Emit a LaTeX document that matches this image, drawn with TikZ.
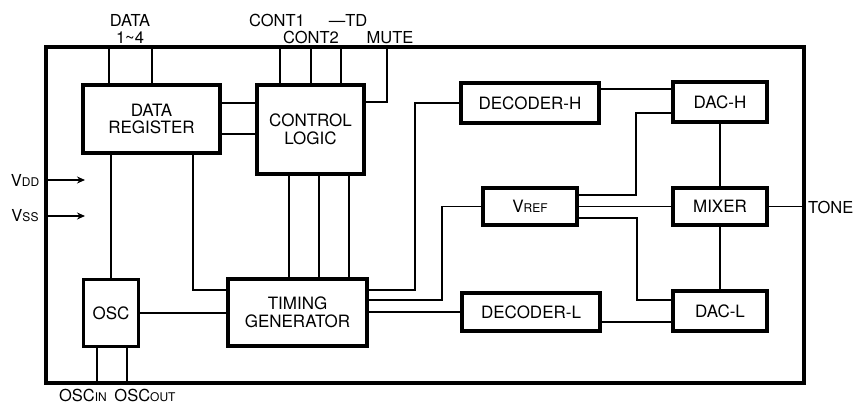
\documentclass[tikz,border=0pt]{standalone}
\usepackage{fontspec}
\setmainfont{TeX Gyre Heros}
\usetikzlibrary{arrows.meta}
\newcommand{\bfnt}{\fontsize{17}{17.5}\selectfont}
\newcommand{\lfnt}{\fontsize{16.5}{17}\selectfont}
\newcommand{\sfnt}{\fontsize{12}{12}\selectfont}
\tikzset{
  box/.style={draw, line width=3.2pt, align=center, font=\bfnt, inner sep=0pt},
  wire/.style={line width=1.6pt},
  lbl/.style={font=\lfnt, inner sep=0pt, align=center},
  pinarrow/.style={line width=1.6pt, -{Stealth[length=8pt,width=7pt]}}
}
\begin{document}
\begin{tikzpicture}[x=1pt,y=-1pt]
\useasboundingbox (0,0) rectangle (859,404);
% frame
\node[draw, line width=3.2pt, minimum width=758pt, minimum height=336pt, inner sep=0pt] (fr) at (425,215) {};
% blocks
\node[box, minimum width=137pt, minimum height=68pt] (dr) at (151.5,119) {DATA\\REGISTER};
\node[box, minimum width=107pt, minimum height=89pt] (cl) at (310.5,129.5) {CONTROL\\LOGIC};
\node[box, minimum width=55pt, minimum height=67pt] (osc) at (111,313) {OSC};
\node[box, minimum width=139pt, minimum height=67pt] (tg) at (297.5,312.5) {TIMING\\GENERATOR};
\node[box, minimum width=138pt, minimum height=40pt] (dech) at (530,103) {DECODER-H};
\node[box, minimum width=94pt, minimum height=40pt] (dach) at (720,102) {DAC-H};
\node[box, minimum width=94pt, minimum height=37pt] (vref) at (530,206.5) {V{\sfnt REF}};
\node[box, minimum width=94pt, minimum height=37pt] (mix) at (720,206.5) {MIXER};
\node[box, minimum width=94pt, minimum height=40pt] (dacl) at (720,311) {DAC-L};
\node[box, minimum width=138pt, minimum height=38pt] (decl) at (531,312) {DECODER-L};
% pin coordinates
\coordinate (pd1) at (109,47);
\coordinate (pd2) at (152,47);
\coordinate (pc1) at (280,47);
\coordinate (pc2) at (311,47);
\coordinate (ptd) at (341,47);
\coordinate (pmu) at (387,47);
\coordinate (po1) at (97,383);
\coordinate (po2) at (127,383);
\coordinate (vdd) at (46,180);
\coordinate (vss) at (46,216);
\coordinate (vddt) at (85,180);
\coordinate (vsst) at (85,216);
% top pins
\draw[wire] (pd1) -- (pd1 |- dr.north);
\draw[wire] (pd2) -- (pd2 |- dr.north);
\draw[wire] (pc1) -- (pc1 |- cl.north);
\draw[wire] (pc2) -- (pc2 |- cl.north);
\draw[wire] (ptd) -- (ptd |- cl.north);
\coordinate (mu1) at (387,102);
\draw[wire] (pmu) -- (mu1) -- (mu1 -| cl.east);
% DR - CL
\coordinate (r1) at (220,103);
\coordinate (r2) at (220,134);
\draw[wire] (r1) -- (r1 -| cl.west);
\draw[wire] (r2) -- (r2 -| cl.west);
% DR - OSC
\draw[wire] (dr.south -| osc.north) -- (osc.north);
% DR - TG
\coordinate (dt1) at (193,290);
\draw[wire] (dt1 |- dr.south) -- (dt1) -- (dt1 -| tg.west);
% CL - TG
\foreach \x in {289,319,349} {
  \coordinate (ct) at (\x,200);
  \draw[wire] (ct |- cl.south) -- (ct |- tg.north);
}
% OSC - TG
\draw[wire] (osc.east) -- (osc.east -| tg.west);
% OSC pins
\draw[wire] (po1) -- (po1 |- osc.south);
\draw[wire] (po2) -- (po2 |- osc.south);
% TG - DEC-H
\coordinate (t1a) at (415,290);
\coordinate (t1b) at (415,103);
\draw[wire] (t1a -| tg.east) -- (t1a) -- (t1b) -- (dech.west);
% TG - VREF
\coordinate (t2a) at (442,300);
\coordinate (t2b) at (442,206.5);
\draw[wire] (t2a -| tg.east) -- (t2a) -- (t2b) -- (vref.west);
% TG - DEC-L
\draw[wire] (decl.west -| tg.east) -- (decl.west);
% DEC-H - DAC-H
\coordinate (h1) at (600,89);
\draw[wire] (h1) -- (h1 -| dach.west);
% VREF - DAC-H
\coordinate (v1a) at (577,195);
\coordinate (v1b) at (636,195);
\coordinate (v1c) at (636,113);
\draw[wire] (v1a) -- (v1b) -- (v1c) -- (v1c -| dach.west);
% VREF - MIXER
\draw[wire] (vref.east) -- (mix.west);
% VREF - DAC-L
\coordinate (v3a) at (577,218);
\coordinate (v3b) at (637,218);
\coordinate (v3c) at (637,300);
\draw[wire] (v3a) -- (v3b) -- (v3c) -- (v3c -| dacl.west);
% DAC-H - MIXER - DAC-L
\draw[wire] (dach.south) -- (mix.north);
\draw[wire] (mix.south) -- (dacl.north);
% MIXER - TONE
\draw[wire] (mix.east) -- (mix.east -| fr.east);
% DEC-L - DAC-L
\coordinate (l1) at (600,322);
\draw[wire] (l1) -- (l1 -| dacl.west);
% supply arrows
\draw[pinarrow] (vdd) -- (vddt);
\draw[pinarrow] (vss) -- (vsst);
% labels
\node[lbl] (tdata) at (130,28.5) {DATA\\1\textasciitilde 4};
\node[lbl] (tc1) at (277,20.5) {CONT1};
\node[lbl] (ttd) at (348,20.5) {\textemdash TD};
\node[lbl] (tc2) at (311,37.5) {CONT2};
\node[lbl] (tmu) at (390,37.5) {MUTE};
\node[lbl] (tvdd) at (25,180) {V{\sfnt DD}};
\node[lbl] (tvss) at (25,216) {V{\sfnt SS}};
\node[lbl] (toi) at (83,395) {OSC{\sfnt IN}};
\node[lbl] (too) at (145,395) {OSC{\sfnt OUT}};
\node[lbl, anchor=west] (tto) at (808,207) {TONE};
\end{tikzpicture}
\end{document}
--
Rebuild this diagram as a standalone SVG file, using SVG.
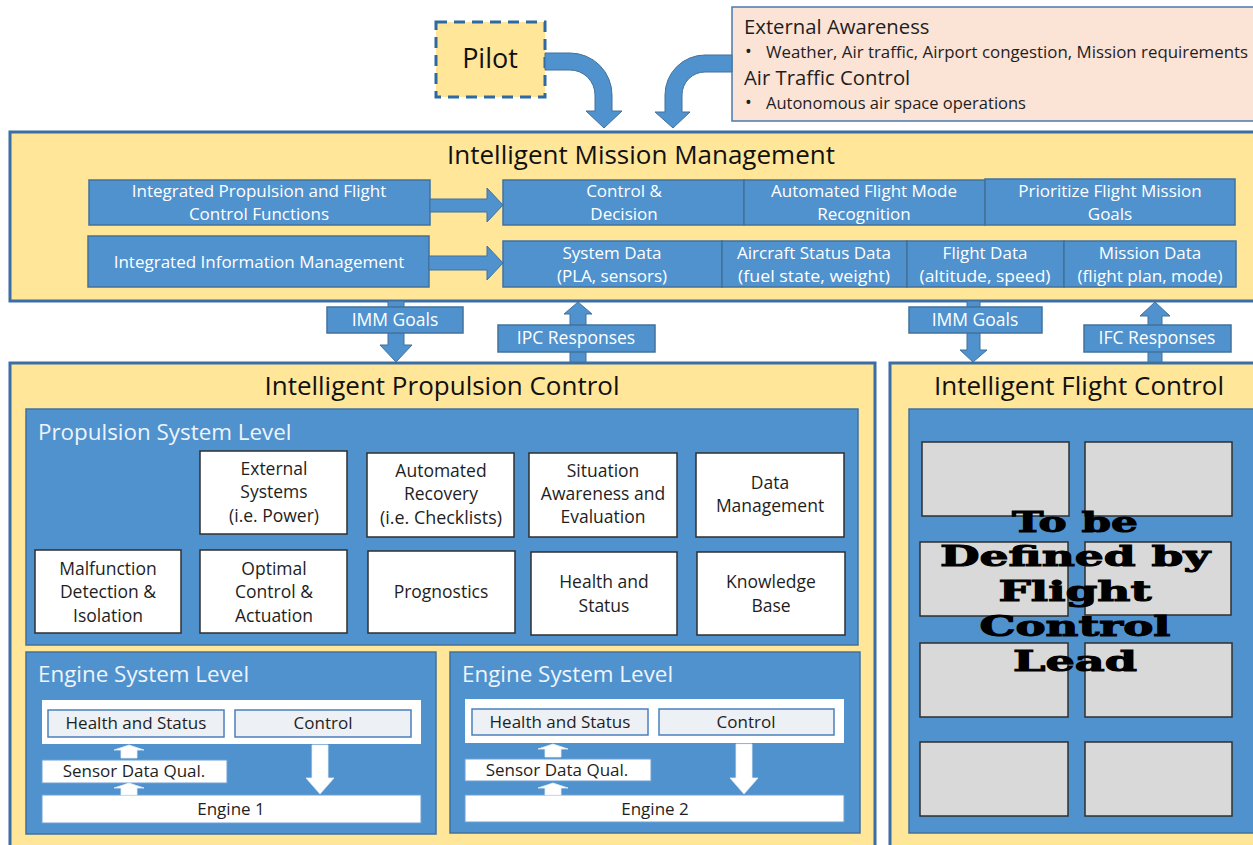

__DIRECTIONS__:
Look through the entries and find each line that has the string "this". Copy those lines.

__SOLVED EXERCISE__:
Emit a LaTeX document that matches this image, drawn with TikZ.
Rebuild this diagram as a standalone SVG file, using SVG.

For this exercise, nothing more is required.